Seems like the easy part was awarding an NHL expansion franchise to Seattle.

After all, that only involved finding an ownership group with deep pockets, kitting out an arena, putting together a front office staff, and other trivial stuff.

And because this is Seattle, the club's already got its website up and running.

 

Now comes the challenge: choosing the team's name.

It's clearly a seminal moment for the ticket-buying, cable-watching, merchandise-purchasing public.

 

Seattle's got a pristine place in hockey history by being the first American city whose team -- all Canadian players, of course -- won the Stanley Cup. Those were the Metropolitans in 1917.

Lotsa salmon runs go through Seattle on their way to the rivers where they spawned. Sockeye return in the summer months.

Actually, the first locals to created Totem poles lived along the Alaskan and northern Canadian coasts. Seattle adopted them in the 1899 when it cultivated its reputation as the Gateway to Alaska due to the Klondike Gold Rush.

 

Nowhere in Seattle's region or history is there a trace of giant squid.

Most notably, not a Kraken in sight or local legend.

 

That hasn't stopped a popular surge in the concept of Seattle's team taking to the ice in the 2021-2022 season to a Clash of the Titans sort of adrenaline rush:

 

Granted, only an r separates Greek from geek, and there's enough of those in Seattle to be classified as an ethnic group, but really?

 

Turns out that Sockeyes is outta the question, as author Jami Davenport has trademarked that name for her series of hockey-themed bodice-rippers that apparently sell quite well.

Totems is often the popular choice when newspapers conduct fan polls. That trademark has kept it from junior teams using it, but apparently, it's free now.

Those two were the clear winners when the Seattle Times weighed in with its rolling poll:

RIP, Fightin' Geoducks. We barely knew ya.

Besides, Evergreen College in the state's capital uses it for their mascot. As any right-thinking Washington native will tell you, it's actually pronounced gooey-ducks. Who knows if it's been trademarked.
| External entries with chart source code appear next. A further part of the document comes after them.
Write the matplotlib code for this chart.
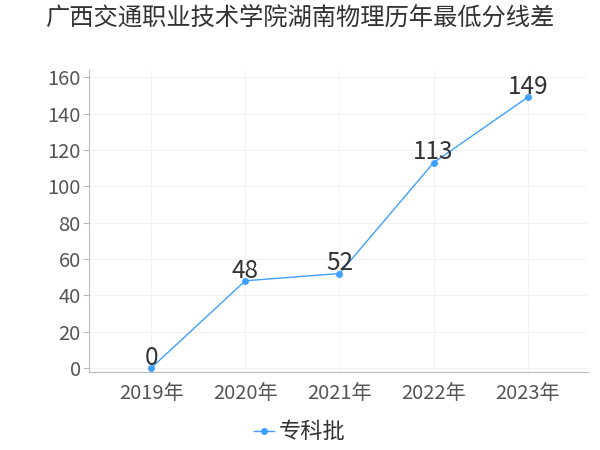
import matplotlib.pyplot as plt

plt.rcParams['font.family'] = ['Noto Sans CJK SC', 'DejaVu Sans']

years = ["2019年", "2020年", "2021年", "2022年", "2023年"]
scores = [0, 48, 52, 113, 149]
series_name = "专科批"
yticks = [0, 20, 40, 60, 80, 100, 120, 140, 160]

fig = plt.figure(figsize=(6, 4.5), dpi=100)
ax = fig.add_axes([89 / 600, 1 - 372 / 450, 499 / 600, 302 / 450])

x = list(range(len(years)))
ax.plot(x, scores, color='#3fa0ff', linewidth=1, marker='o', markersize=4,
        label=series_name, zorder=3)
for xi, v in zip(x, scores):
    ax.text(xi, v - 1.5, str(v), ha='center', va='bottom', fontsize=17.5, color='#333333')

ax.set_xlim(-0.66, 4.64)
ax.set_ylim(-2.2, 164)
ax.set_xticks(x)
ax.set_xticklabels(years)
ax.set_yticks(yticks)
ax.tick_params(axis='x', length=0, labelsize=14.5, colors='#555555', pad=8)
ax.tick_params(axis='y', length=4, labelsize=14.5, colors='#555555', pad=2)
ax.tick_params(axis='y', color='#bbbbbb')
ax.grid(True, color='#f2f2f2', linewidth=0.8)
ax.set_axisbelow(True)
for s in ['top', 'right']:
    ax.spines[s].set_visible(False)
ax.spines['left'].set_color('#bbbbbb')
ax.spines['bottom'].set_color('#bbbbbb')

fig.text(0.5, 1 - 18 / 450, "广西交通职业技术学院湖南物理历年最低分线差", ha='center', va='center',
         fontsize=17.5, color='#333333')
fig.legend(loc='center', bbox_to_anchor=(0.5, 1 - 432 / 450), frameon=False, fontsize=16,
           handlelength=0.9, handletextpad=0.2, labelcolor='#333333')

fig.savefig('out.png')
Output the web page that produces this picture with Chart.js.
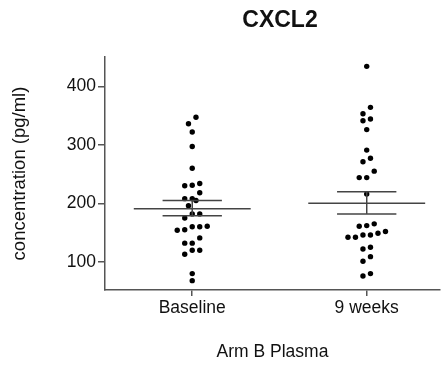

According to Time magazine, why bother?

As to Kraken, it's notable the name didn't get outta the Seattle Times' poll's first round.

 

Seattle football fans are still trying to figure out how the XFL gave their team the Dragons name.

Then again, those dudes didn't ask anybody. They just pulled it outta their hat or something.

The city's hockey fans seem to be a bit more passionate about such things. Who knows? Maybe the NHL brass and the team's owners prefer Kraken and wanted to see if fans would warm to it.

 

If so, it's probably good they began the process early.